The indifference point in costing is the level of production or sales where two different cost structures result in the same total cost. This concept helps businesses decide between two options, such as choosing between two suppliers or production methods. For example, if a company has the option to produce a product using either a fixed-cost system or a variable-cost system, the indifference point is where the total costs for both systems are equal. Understanding this point allows businesses to make informed decisions based on their production needs and cost management.

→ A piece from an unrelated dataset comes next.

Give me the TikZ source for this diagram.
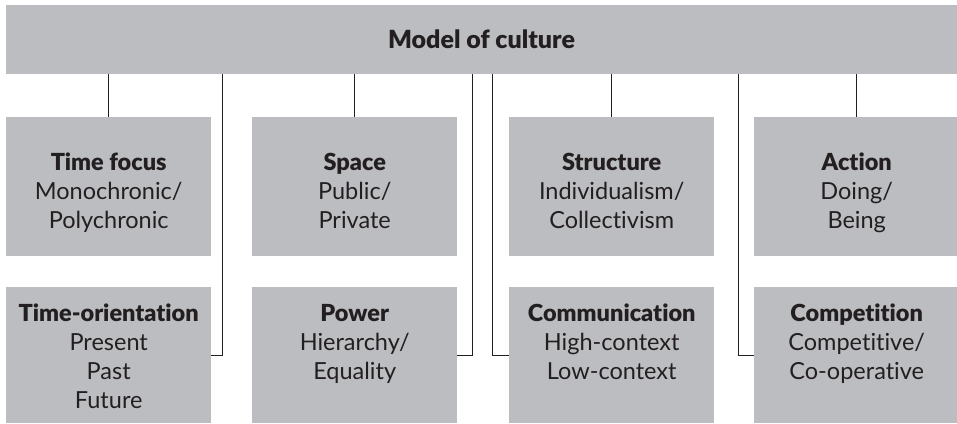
\documentclass[tikz,border=0pt]{standalone}
\usepackage{fontspec}
\setmainfont[Ligatures=NoCommon,BoldFont={Lato Black}]{Lato}
\definecolor{boxgrey}{RGB}{188,189,192}
\definecolor{ink}{RGB}{35,31,32}
\begin{document}
\begin{tikzpicture}[x=1pt,y=-1pt,
  box/.style={fill=boxgrey,draw=none,inner sep=0pt,minimum width=205pt,anchor=north west},
  row1/.style={box,minimum height=139pt},
  row2/.style={box,minimum height=136pt},
  lbl/.style={anchor=north,align=center,inner sep=0pt,text=ink,font=\fontsize{23.5}{29}\selectfont},
  conn/.style={draw=ink,line width=1pt}]
\useasboundingbox (0,0) rectangle (957,423);
\fill[white] (0,0) rectangle (957,423);
\node[box,minimum width=951pt,minimum height=69pt] (top) at (6,5) {};
\node[anchor=base,text=ink,font=\fontsize{25}{29}\selectfont\bfseries] (title) at (481.5,48) {Model of culture};
% row 1
\node[row1] (b1) at (6,117) {};
\node[row1] (b2) at (252,117) {};
\node[row1] (b3) at (509,117) {};
\node[row1] (b4) at (754,117) {};
% row 2
\node[row2] (b5) at (6,287) {};
\node[row2] (b6) at (252,287) {};
\node[row2] (b7) at (509,287) {};
\node[row2] (b8) at (754,287) {};
% labels
\node[lbl] (t1) at ([yshift=-32.7pt]b1.north) {\strut\textbf{Time focus}\\Monochronic/\\Polychronic};
\node[lbl] (t2) at ([yshift=-32.7pt]b2.north) {\strut\textbf{Space}\\Public/\\Private};
\node[lbl] (t3) at ([yshift=-32.7pt]b3.north) {\strut\textbf{Structure}\\Individualism/\\Collectivism};
\node[lbl] (t4) at ([yshift=-32.7pt]b4.north) {\strut\textbf{Action}\\Doing/\\Being};
\node[lbl] (t5) at ([yshift=-13.7pt]b5.north) {\strut\textbf{Time-orientation}\\Present\\Past\\Future};
\node[lbl] (t6) at ([yshift=-13.7pt]b6.north) {\strut\textbf{Power}\\Hierarchy/\\Equality};
\node[lbl] (t7) at ([yshift=-13.7pt]b7.north) {\strut\textbf{Communication}\\High-context\\Low-context};
\node[lbl] (t8) at ([yshift=-13.7pt]b8.north) {\strut\textbf{Competition}\\Competitive/\\Co-operative};
% connectors
\coordinate (j5) at (222,355);
\coordinate (j6) at (472,355);
\coordinate (j7) at (492,355);
\coordinate (j8) at (738,355);
\draw[conn] (top.south -| b1.north) -- (b1.north);
\draw[conn] (top.south -| b2.north) -- (b2.north);
\draw[conn] (top.south -| b3.north) -- (b3.north);
\draw[conn] (top.south -| b4.north) -- (b4.north);
\draw[conn] (top.south -| j5) |- (b5.east);
\draw[conn] (top.south -| j6) |- (b6.east);
\draw[conn] (top.south -| j7) |- (b7.west);
\draw[conn] (top.south -| j8) |- (b8.west);
\end{tikzpicture}
\end{document}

Let’s say Company A has a fixed cost of Rs.10,000 for producing a gadget, regardless of how many they make. They also have a variable cost of Rs.5 per gadget. Company B, on the other hand, has no fixed costs but charges Rs.10 per gadget. To find the indifference point, we set the total costs equal to each other. If Company A produces 1,000 gadgets, their total cost would be Rs.10,000 + (Rs.5 × 1,000) = Rs.15,000. For Company B to match this, they would need to produce 1,500 gadgets (Rs.10 × 1,500 = Rs.15,000). Therefore, at the indifference point of 1,500 gadgets, both companies have the same total cost, helping them make the best choice for their production strategy. In case the activity level is greater than 1500 it would be advantageous to give order to Company A and if the order size is lesser than 1500 it would be advantageous to give order to Company B.